• Requirement:
Scan the data below. Pull out each line where "this" occurs.

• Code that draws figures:
________________

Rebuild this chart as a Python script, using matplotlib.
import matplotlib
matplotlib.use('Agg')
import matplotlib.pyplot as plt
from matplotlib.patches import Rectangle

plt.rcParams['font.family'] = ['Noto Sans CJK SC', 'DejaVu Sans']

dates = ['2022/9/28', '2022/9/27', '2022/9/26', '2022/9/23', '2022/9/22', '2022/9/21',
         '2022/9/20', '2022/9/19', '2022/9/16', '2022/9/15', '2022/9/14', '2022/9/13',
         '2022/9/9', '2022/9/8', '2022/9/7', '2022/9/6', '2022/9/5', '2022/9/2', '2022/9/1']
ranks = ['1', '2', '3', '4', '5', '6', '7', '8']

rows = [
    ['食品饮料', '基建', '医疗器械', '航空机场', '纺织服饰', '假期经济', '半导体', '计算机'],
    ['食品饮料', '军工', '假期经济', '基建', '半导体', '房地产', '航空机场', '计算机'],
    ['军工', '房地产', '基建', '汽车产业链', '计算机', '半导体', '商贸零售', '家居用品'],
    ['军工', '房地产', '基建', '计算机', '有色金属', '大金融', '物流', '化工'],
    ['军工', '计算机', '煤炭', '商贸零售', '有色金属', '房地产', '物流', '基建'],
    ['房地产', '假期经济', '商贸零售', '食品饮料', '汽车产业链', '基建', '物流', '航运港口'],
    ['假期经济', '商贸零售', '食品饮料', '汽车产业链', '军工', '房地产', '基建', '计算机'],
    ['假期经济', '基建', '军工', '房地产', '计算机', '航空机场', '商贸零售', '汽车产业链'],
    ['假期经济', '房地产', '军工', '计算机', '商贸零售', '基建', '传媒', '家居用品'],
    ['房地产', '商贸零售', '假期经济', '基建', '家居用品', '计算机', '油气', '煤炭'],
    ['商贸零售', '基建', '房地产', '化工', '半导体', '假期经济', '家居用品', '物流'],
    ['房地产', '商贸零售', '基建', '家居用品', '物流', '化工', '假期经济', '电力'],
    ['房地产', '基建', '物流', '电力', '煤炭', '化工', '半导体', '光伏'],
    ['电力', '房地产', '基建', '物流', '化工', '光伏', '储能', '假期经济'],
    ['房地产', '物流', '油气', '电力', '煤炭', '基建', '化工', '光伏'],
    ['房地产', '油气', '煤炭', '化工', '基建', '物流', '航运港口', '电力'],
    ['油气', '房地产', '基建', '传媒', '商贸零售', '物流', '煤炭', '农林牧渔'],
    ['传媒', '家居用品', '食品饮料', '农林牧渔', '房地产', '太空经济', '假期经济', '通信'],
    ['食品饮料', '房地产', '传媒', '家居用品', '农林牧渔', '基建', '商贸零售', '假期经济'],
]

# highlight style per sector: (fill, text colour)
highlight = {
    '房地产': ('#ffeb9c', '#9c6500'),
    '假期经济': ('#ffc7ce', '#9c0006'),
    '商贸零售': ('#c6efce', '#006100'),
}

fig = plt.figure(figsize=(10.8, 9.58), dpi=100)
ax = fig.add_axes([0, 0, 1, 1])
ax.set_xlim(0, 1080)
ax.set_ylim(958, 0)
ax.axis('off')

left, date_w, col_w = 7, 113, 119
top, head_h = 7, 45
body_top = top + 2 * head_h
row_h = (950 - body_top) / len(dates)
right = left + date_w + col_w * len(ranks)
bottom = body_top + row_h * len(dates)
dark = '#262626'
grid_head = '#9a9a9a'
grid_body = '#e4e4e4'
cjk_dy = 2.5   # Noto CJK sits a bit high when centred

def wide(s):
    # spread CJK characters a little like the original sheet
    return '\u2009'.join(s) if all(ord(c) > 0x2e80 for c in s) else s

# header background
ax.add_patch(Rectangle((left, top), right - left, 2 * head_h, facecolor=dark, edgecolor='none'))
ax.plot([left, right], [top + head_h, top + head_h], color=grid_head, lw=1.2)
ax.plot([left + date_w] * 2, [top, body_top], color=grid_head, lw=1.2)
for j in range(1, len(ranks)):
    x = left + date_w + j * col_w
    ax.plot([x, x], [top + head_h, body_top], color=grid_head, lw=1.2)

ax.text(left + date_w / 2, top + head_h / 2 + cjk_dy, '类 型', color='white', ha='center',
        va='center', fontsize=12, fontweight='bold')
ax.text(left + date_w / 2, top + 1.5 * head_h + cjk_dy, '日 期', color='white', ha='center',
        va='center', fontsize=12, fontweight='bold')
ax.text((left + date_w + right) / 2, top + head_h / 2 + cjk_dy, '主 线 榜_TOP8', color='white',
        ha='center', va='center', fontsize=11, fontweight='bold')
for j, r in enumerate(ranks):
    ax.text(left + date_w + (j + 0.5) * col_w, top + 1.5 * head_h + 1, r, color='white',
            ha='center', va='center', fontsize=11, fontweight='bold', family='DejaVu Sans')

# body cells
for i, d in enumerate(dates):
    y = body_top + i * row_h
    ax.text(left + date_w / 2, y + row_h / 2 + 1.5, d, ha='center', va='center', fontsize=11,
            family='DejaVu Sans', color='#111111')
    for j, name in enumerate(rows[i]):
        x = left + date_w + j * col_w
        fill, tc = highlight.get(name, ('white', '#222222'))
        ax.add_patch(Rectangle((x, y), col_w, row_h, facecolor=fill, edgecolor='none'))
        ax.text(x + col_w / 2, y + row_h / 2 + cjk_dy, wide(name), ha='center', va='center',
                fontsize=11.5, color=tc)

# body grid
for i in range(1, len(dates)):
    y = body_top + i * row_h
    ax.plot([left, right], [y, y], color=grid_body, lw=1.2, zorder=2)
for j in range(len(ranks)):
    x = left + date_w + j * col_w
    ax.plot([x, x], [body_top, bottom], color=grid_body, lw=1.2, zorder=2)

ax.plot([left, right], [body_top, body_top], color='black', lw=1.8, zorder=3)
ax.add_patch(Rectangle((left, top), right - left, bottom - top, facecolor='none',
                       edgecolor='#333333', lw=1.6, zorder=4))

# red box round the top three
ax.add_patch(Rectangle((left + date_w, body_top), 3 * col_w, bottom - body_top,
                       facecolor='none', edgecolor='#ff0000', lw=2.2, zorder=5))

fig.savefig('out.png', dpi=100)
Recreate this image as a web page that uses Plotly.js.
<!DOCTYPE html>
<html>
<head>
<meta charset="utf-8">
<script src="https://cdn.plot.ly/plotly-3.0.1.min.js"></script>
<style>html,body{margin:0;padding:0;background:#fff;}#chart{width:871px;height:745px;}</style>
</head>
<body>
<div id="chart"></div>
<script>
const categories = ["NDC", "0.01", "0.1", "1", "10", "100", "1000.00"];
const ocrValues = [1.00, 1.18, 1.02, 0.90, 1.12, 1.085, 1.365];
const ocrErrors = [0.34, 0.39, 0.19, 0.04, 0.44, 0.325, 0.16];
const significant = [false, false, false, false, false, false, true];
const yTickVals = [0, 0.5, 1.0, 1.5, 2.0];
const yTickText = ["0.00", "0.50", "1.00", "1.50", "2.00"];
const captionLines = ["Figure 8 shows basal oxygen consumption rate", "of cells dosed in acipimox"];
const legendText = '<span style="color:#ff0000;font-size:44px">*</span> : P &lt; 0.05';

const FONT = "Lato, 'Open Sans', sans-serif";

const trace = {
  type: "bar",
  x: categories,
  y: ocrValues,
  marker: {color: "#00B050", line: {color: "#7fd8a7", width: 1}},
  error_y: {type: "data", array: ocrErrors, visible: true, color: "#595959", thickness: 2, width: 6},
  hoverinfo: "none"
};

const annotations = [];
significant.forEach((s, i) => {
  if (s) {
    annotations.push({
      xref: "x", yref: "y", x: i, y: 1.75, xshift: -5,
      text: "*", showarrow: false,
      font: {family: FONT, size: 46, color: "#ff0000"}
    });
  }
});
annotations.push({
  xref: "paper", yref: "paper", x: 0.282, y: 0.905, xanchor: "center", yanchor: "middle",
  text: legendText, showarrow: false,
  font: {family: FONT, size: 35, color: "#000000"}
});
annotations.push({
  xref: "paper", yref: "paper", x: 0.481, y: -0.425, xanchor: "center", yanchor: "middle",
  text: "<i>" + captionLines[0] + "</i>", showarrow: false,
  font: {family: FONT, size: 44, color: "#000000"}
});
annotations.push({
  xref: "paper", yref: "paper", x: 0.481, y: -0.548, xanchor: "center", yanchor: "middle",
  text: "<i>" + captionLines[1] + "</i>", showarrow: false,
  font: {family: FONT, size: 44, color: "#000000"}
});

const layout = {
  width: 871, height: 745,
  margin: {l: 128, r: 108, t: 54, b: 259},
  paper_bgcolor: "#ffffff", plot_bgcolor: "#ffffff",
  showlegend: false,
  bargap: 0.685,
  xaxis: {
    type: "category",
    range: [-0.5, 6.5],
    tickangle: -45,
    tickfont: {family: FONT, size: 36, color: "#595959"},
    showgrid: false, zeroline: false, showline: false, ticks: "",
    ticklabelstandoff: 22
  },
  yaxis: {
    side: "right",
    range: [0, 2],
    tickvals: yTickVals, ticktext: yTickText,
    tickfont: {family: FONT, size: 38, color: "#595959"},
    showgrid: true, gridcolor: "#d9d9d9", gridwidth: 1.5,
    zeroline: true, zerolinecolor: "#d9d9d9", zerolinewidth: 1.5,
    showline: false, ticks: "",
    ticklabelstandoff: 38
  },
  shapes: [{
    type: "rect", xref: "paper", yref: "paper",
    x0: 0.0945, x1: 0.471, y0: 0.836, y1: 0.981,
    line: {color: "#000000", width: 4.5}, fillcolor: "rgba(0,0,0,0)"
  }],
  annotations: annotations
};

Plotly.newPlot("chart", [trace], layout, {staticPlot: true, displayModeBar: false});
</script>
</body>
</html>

________________

• Response to the exercise:
Rebuild this chart as a Python script, using matplotlib.
Recreate this image as a web page that uses Plotly.js.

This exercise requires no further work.